On 2017-09-22, at 8:14 AM, larkost <kuehn.k...@gmail.com> wrote:

>       I would argue that it is still true for server systems, especially now 
> with cloud infrastructures and things like Docker and Puppet. However, it was 
> a pretty useless statement in a conversation about MacOS, which is a client 
> OS, controlled by a company that does not think that way. 
> 
>> On Sep 22, 2017, at 8:09 AM, @lbutlr <krem...@kreme.com> wrote:
>> 
>> On Sep 21, 2017, at 10:57 AM, Michael <keybou...@gmail.com> wrote:
>>> Something I learned early on doing system admin on unix systems (hey, I 
>>> learned these lessons in V7 and S3, I can use "unix") was that you wanted 
>>> your root partition to be as little-write as possible. 
>> 
>> That was true 20 years ago, it is not true now.ZZ

Whether Mac OS is a client OS or not, the core issue remains: Being able to 
have a clean "here is my data" / "here is the company data" separation has 
consistently been beneficial for long-term "here is my data" backups, for 
fixing restore/reinstall problems (do a clean install of the OS, then a clean 
install of user added programs, then do a clean install of user data, get rid 
of any crud that accumulated from installed/deleted/obsoleted programs), etc. 
It has helped me in the past, and I see no reason to say this should go poof.

That "root" should be "write-little", separate from this, deals with the whole 
issue of "lots of writes clobbers things". I grew up with media being ruined by 
excessive writes (even early hard drives did this), and in general, having more 
data changes means more opportunities for errors to show up (and sorry, even 
modern hardware fails to accurately move data from the OS buffers to the hard 
drive media, this is documented and too accurate, and is part of why newer file 
systems are adding in data checksumming as part of the file system). 
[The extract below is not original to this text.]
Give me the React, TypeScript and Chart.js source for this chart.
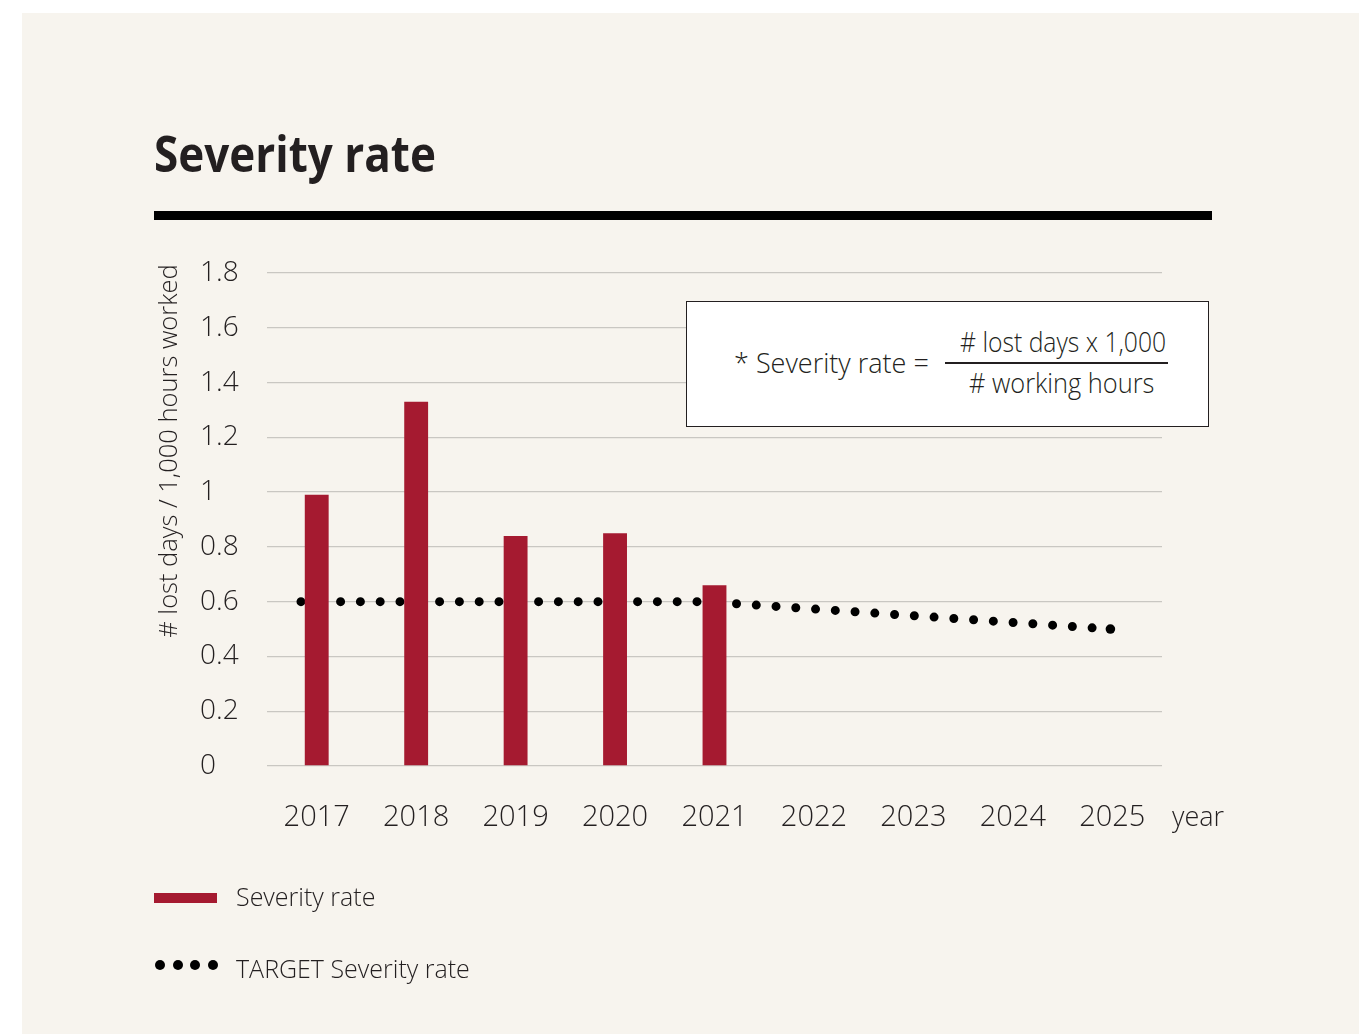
import React, { useEffect, useRef } from 'react';
import { Chart, registerables } from 'chart.js';

Chart.register(...registerables);

// ---- data ----
const years: string[] = ['2017', '2018', '2019', '2020', '2021', '2022', '2023', '2024', '2025'];
const severityRate: (number | null)[] = [0.99, 1.33, 0.84, 0.85, 0.66, null, null, null, null];
const targetYears: number[] = [2017, 2018, 2019, 2020, 2021, 2022, 2023, 2024, 2025];
const targetRate: number[] = [0.6, 0.6, 0.6, 0.6, 0.6, 0.575, 0.55, 0.525, 0.5];
const yTickValues: number[] = [0, 0.2, 0.4, 0.6, 0.8, 1, 1.2, 1.4, 1.6, 1.8];
const yTickLabels: string[] = ['0', '0.2', '0.4', '0.6', '0.8', '1', '1.2', '1.4', '1.6', '1.8'];

const FONT = "'Open Sans', 'Noto Sans', sans-serif";
const INK = '#231f20';
const RED = '#a51a30';
const BG = '#f7f4ee';
const PANEL_X = 22;
const PANEL_Y = 13;

function Txt(props: { x: number; base: number; size: number; weight?: number; sx?: number; children: React.ReactNode }) {
  const { x, base, size, weight = 300, sx = 1, children } = props;
  return (
    <div
      style={{
        position: 'absolute',
        left: x - PANEL_X,
        top: base - PANEL_Y - 1.069 * size,
        fontSize: size,
        fontWeight: weight,
        lineHeight: 'normal',
        whiteSpace: 'nowrap',
        color: INK,
        fontFamily: FONT,
        transform: `scaleX(${sx})`,
        transformOrigin: 'left center',
      }}
    >
      {children}
    </div>
  );
}

export default function App() {
  const ref = useRef<HTMLCanvasElement>(null);

  useEffect(() => {
    const canvas = ref.current;
    if (!canvas) return;
    const lastIdx = targetYears.length - 1;
    const chart = new Chart(canvas, {
      type: 'bar',
      data: {
        labels: years,
        datasets: [
          {
            type: 'bar',
            label: 'Severity rate',
            data: severityRate,
            backgroundColor: RED,
            borderWidth: 0,
            barPercentage: 0.24,
            categoryPercentage: 1,
            grouped: false,
            order: 1,
            xAxisID: 'x',
          },
          {
            type: 'line',
            label: 'TARGET Severity rate',
            data: targetYears.map((x, i) => ({ x, y: targetRate[i] })),
            xAxisID: 'x2',
            borderColor: '#000',
            borderWidth: 9,
            borderDash: [0, 19.8],
            borderCapStyle: 'round',
            tension: 0,
            fill: false,
            pointRadius: (ctx: any) => (ctx.dataIndex === lastIdx ? 4.8 : 0),
            pointBackgroundColor: '#000',
            pointBorderWidth: 0,
            order: 2,
          } as any,
        ],
      },
      options: {
        responsive: false,
        animation: false,
        layout: { padding: { left: 178, right: 197, top: 260, bottom: 188 } },
        plugins: {
          legend: { display: false },
          tooltip: { enabled: false },
        },
        scales: {
          x: {
            type: 'category',
            offset: true,
            grid: { display: false, drawTicks: false },
            border: { display: false },
            ticks: {
              color: INK,
              font: { family: FONT, size: 29, weight: '300' },
              padding: 34,
              maxRotation: 0,
              autoSkip: false,
            },
            afterFit: (s: any) => {
              s.height = 80;
            },
          },
          x2: {
            type: 'linear',
            display: false,
            offset: false,
            grid: { offset: false },
            min: 2016.664,
            max: 2025.51,
          },
          y: {
            min: 0,
            max: 1.8,
            grid: { color: '#c9c7c2', lineWidth: 1.3, drawTicks: false },
            border: { display: false },
            afterBuildTicks: (s: any) => {
              s.ticks = yTickValues.map((v) => ({ value: v }));
            },
            ticks: {
              color: INK,
              crossAlign: 'far',
              padding: 0,
              font: { family: FONT, size: 28, weight: '300' },
              callback: (_v: any, i: number) => yTickLabels[i],
            },
            afterFit: (s: any) => {
              s.width = 67;
            },
          },
        },
      } as any,
    });
    return () => chart.destroy();
  }, []);

  return (
    <div
      style={{
        position: 'fixed',
        left: PANEL_X,
        top: PANEL_Y,
        width: 1337,
        height: 1021,
        background: BG,
        overflow: 'hidden',
        fontFamily: FONT,
      }}
    >
      <canvas
        ref={ref}
        width={1337}
        height={1021}
        style={{ position: 'absolute', left: 0, top: 0, width: 1337, height: 1021 }}
      />

      {/* title */}
      <Txt x={154} base={172} size={50} weight={700} sx={0.88}>
        Severity rate
      </Txt>
      <div
        style={{
          position: 'absolute',
          left: 154 - PANEL_X,
          top: 211 - PANEL_Y,
          width: 1058,
          height: 9,
          background: '#000',
        }}
      />

      {/* y axis title */}
      <div
        style={{
          position: 'absolute',
          left: 166.5 - PANEL_X - 300,
          top: 451 - PANEL_Y - (1.362 * 26) / 2,
          width: 600,
          textAlign: 'center',
          fontSize: 26,
          fontWeight: 300,
          lineHeight: 'normal',
          whiteSpace: 'nowrap',
          color: INK,
          transform: 'rotate(-90deg) scaleX(0.98)',
          transformOrigin: 'center center',
        }}
      >
        # lost days / 1,000 hours worked
      </div>

      {/* x axis unit */}
      <Txt x={1172} base={826} size={27}>
        year
      </Txt>

      {/* formula box */}
      <div
        style={{
          position: 'absolute',
          left: 686 - PANEL_X,
          top: 301 - PANEL_Y,
          width: 523,
          height: 126,
          boxSizing: 'border-box',
          border: `1.5px solid ${INK}`,
          background: '#fff',
        }}
      />
      <Txt x={734} base={373} size={27}>
        * Severity rate =
      </Txt>
      <Txt x={960} base={352} size={27} sx={0.915}>
        # lost days x 1,000
      </Txt>
      <div
        style={{
          position: 'absolute',
          left: 945 - PANEL_X,
          top: 362 - PANEL_Y,
          width: 223,
          height: 1.5,
          background: INK,
        }}
      />
      <Txt x={969} base={393} size={27} sx={0.94}>
        # working hours
      </Txt>

      {/* legend */}
      <div
        style={{
          position: 'absolute',
          left: 154 - PANEL_X,
          top: 893 - PANEL_Y,
          width: 63,
          height: 10,
          background: RED,
        }}
      />
      <Txt x={236} base={906} size={25}>
        Severity rate
      </Txt>
      {[160, 177.5, 195, 212.5].map((cx) => (
        <div
          key={cx}
          style={{
            position: 'absolute',
            left: cx - 5 - PANEL_X,
            top: 965 - 5 - PANEL_Y,
            width: 10,
            height: 10,
            borderRadius: '50%',
            background: '#000',
          }}
        />
      ))}
      <Txt x={236} base={978} size={25}>
        TARGET Severity rate
      </Txt>
    </div>
  );
}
So, wanting "root" to be stable, and keeping partitions separate, serves both 
"reduce the damage when something does fail", "reduce the likelyhood that the 
system boot will fail", "make it easier to take my data with me to the next 
system", and "make the system more reliable".

===

How does Mac OS make sure that all NFS mounts are ready before running programs 
in multi-user mode? Or does it only consider NFS mounts to be for the user home 
directory as some sort of special case handling by login window?

How does Mac OS deal with a user having a home directory not under /Users?